American distance record-holder Alan Webb battles back from injuries
By Jeff Faraudo, Bay Area News Group
PALO ALTO - His career stalled by injuries most of the past four years, Alan Webb hopes to become the runner he once was. But he doesn't expect to get there by looking back.
"I almost try not to compare myself to what I did in the past," the 29-year-old American record-holder in the Mile said on the eve of Sunday's Payton Jordan Invitational at Stanford. "It's always the here and now. You can't sort of live on those successes.
"I know that it's there. I know I can still do it. But I kind of pretend that I haven't done it yet so I'll go out there hungry to do more."
Webb, who ran a season-best time but finished 11th in the 1,500 meters Sunday, has had a career marked by extreme highs but also disappointments.
He became the hottest name in U.S. track and field in 2001 when he shattered Jim Ryun's 36-year-old high school record for the Mile.
"That was a lifetime ago," he said.
Three years later, still just 21, Webb made the U.S. Olympic team. In 2007, he broke Steve Scott's 25-year-old American record in the Mile.
Since then, little has gone right.

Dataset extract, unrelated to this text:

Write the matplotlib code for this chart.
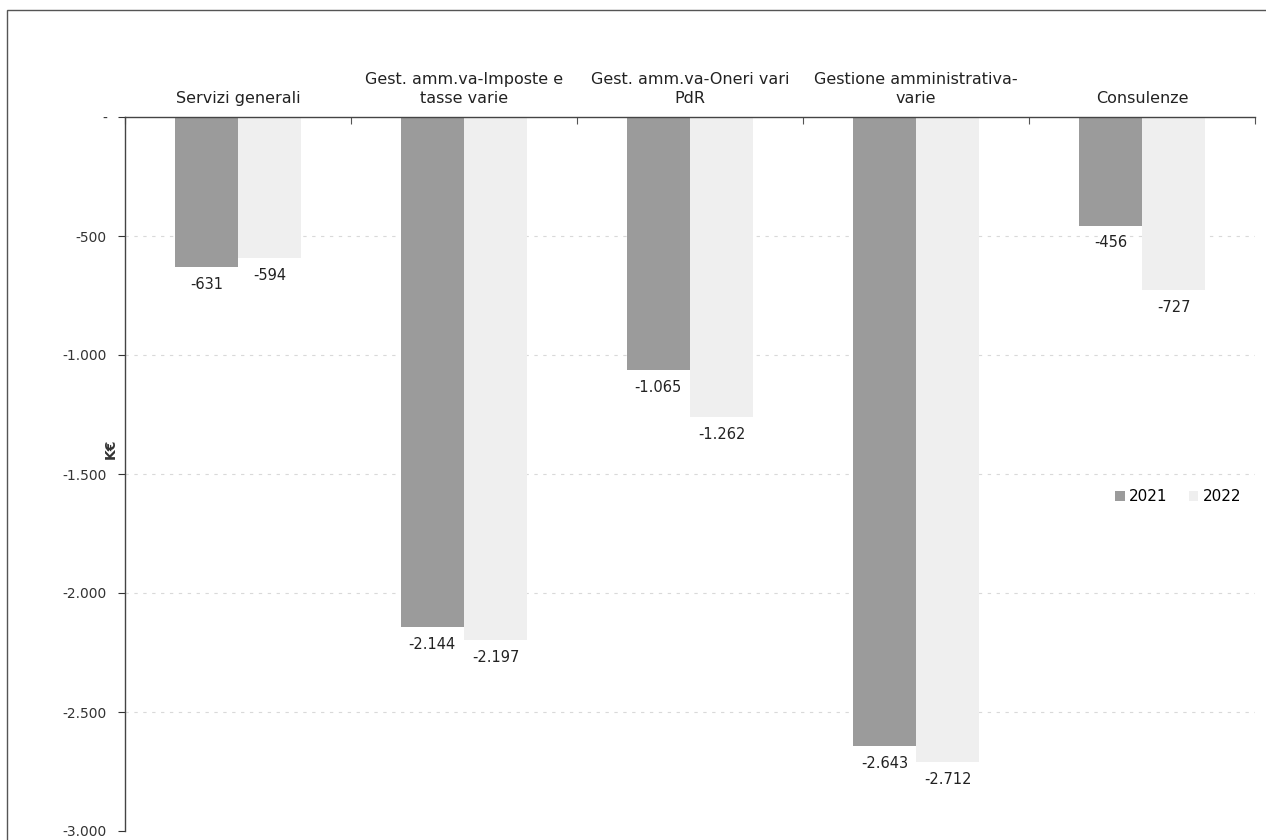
import matplotlib
matplotlib.use("Agg")
import matplotlib.pyplot as plt
import numpy as np
from matplotlib.patches import Rectangle
from matplotlib.ticker import FuncFormatter, FixedLocator

categories = ["Servizi generali", "Gest. amm.va-Imposte e\ntasse varie",
              "Gest. amm.va-Oneri vari\nPdR", "Gestione amministrativa-\nvarie",
              "Consulenze"]
v2021 = [-631, -2144, -1065, -2643, -456]
v2022 = [-594, -2197, -1262, -2712, -727]
series_names = ["2021", "2022"]
yticks = [0, -500, -1000, -1500, -2000, -2500, -3000]

plt.rcParams['font.family'] = ['DejaVu Sans']
fig = plt.figure(figsize=(12.66, 8.4), dpi=100)
fig.patches.append(Rectangle((7/1266, -0.1), 1.2, 1 - 10/840 + 0.1, transform=fig.transFigure,
                             fill=False, edgecolor='#555555', linewidth=1.0))
ax = fig.add_axes([125/1266, 1 - 831/840, 1130/1266, 714/840])

x = np.arange(len(categories))
w = 0.28
c21 = '#9b9b9b'
c22 = '#efefef'
b1 = ax.bar(x - w/2, v2021, w, color=c21, label=series_names[0], zorder=2)
b2 = ax.bar(x + w/2, v2022, w, color=c22, label=series_names[1], zorder=2)

def fmt(v):
    return f"{v:,.0f}".replace(",", ".")

for bars, vals in ((b1, v2021), (b2, v2022)):
    for rect, v in zip(bars, vals):
        ax.annotate(fmt(v), (rect.get_x() + rect.get_width()/2, v), xytext=(0, -7),
                    textcoords='offset points', ha='center', va='top', fontsize=10.5, color='#222222')

ax.set_xlim(-0.5, len(categories) - 0.5)
ax.set_ylim(-3000, 0)
ax.set_yticks(yticks)
ax.yaxis.set_major_formatter(FuncFormatter(lambda v, p: "-" if v == 0 else fmt(v)))
ax.tick_params(axis='y', direction='out', length=5, labelsize=10, colors='#333333', pad=8)
for t in yticks[1:-1]:
    ax.axhline(t, color='#d9d9d9', linewidth=0.8, linestyle=(0, (3, 5)), zorder=1)

ax.xaxis.tick_top()
ax.xaxis.set_major_locator(FixedLocator(np.arange(len(categories) + 1) - 0.5))
ax.xaxis.set_minor_locator(FixedLocator(x))
ax.set_xticklabels([], minor=False)
ax.set_xticklabels(categories, minor=True, linespacing=1.3)
ax.tick_params(axis='x', which='major', direction='in', length=5, colors='#555555')
ax.tick_params(axis='x', which='minor', length=0, labelsize=11.5, pad=8, labelcolor='#222222')

for s in ('bottom', 'right'):
    ax.spines[s].set_visible(False)
for s in ('top', 'left'):
    ax.spines[s].set_color('#444444')
    ax.spines[s].set_linewidth(1.0)

ax.set_ylabel("K€", fontsize=10, fontweight='bold', labelpad=-2, color='#333333')
ax.yaxis.set_label_coords(-0.006, 0.535)

leg = ax.legend(loc='center right', bbox_to_anchor=(1.0, 0.468), frameon=False, ncol=2,
                fontsize=11, handlelength=0.6, handleheight=0.6, handletextpad=0.3,
                columnspacing=1.4)

fig.savefig("out.png", dpi=100)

He failed to earn a return trip to the Olympics in 2008, then developed an Achilles tendon injury that finally was diagnosed and surgically repaired early in 2010. Following that, he suffered a stress fracture in his foot and a stress reaction in his tibia, and twice moved his training base.
Now back in Virginia, where he attended high school, Webb is trying to be patient while acknowledging the urgent timetable of an Olympic year.